-- BEGIN PROVIDED MATERIAL --

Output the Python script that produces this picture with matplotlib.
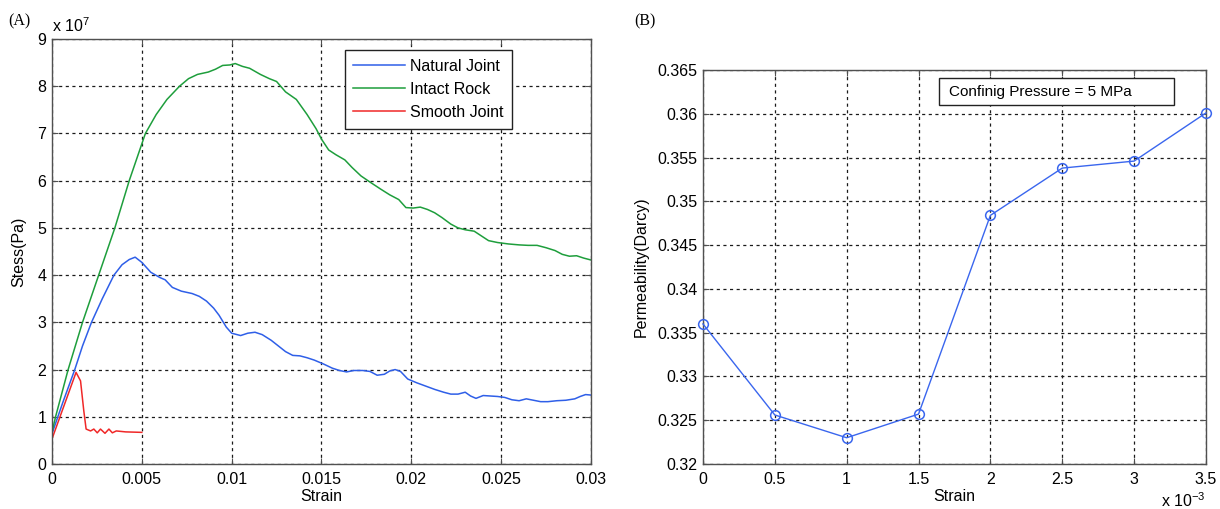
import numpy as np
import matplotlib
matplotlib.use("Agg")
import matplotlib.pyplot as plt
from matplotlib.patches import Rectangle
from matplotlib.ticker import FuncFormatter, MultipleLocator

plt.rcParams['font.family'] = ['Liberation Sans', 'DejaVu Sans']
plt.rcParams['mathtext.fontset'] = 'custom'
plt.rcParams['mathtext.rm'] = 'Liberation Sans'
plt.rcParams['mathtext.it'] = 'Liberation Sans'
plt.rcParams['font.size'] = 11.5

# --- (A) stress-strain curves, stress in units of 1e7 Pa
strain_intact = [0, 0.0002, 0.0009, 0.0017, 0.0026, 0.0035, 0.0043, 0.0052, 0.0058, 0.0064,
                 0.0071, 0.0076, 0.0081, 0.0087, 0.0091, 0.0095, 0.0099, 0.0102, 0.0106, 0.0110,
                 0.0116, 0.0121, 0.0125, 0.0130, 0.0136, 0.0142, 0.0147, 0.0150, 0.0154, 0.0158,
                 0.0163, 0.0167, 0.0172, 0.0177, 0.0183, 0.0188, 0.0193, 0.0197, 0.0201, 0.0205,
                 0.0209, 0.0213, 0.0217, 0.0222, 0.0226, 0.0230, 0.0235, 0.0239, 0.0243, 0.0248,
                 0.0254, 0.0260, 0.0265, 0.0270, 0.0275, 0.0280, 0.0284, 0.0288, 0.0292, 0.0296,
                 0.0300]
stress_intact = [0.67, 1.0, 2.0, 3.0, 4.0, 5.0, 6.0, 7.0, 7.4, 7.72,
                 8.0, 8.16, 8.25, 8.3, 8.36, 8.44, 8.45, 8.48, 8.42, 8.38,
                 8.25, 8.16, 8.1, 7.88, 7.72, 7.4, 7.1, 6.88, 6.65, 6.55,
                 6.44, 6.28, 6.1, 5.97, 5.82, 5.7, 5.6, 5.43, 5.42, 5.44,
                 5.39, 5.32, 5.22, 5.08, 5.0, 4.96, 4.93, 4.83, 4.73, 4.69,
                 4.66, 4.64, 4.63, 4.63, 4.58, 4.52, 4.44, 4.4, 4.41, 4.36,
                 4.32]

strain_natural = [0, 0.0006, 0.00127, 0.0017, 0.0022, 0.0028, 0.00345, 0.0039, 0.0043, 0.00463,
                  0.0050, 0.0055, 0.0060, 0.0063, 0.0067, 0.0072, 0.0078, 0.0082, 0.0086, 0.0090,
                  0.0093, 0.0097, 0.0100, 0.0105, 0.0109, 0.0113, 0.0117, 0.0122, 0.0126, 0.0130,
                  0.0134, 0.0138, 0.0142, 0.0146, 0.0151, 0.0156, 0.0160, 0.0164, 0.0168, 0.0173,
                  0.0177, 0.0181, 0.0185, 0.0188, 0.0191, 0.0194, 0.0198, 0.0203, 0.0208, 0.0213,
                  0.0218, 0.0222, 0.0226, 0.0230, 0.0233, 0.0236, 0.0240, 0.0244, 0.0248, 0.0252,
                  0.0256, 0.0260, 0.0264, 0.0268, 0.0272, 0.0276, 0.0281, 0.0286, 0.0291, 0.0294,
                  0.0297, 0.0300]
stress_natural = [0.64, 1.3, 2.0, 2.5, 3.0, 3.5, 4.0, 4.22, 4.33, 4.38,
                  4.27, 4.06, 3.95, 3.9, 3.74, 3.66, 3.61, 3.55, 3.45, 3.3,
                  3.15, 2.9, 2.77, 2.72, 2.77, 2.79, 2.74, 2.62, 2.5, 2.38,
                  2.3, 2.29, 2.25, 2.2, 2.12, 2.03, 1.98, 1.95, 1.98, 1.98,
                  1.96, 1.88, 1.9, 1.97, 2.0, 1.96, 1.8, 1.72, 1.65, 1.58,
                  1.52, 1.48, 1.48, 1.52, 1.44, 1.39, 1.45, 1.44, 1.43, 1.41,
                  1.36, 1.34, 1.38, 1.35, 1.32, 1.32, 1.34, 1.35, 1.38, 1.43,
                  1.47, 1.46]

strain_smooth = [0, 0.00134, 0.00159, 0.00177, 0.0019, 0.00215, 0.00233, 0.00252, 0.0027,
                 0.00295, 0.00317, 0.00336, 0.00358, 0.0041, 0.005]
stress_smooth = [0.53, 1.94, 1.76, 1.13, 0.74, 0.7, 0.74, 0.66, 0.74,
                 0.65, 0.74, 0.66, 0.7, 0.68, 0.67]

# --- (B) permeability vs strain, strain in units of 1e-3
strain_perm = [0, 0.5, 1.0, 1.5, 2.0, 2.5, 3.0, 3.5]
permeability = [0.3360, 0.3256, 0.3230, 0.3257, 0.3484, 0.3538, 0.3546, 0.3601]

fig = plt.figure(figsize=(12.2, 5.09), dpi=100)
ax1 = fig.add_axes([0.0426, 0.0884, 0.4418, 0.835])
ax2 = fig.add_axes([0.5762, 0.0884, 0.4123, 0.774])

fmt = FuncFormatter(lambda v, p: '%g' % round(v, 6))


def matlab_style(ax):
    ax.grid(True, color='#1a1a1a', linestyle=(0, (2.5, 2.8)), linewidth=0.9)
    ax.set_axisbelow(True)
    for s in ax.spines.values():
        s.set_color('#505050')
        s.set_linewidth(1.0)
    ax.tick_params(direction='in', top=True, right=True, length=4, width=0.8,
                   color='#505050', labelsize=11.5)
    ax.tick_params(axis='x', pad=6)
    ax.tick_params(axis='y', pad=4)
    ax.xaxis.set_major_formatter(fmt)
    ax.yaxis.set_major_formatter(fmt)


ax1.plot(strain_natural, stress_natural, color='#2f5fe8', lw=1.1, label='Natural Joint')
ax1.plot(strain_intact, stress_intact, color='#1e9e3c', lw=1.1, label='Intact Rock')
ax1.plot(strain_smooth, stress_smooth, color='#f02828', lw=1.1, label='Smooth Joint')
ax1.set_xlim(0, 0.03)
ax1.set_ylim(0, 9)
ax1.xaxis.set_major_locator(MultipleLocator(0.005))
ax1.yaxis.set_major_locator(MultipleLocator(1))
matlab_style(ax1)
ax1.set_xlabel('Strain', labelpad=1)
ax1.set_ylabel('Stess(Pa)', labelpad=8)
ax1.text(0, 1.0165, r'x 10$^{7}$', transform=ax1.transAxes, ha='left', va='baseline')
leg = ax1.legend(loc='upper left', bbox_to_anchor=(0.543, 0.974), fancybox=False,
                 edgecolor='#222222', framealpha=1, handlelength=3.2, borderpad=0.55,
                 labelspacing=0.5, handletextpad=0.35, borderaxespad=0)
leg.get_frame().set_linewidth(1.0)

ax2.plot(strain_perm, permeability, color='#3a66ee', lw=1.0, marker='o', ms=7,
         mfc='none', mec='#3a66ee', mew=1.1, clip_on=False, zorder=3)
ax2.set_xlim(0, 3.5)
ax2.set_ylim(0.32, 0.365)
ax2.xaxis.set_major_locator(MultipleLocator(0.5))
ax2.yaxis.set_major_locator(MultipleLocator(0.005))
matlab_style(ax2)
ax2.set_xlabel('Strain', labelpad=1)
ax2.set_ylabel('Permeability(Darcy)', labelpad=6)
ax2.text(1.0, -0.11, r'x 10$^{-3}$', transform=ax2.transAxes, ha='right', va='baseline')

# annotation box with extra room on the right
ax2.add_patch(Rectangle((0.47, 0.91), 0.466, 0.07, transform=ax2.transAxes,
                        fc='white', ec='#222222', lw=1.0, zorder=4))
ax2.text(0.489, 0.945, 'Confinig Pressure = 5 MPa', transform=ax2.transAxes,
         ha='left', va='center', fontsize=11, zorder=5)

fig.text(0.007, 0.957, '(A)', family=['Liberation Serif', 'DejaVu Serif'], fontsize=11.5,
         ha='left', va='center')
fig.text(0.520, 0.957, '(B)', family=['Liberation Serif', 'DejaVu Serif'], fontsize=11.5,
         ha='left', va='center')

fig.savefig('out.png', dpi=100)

-- END PROVIDED MATERIAL --

- _TO DO_
Find the word "with" in the data and copy out each line where it turns up.

- _EXERCISE SOLUTION_
Output the Python script that produces this picture with matplotlib.
# annotation box with extra room on the right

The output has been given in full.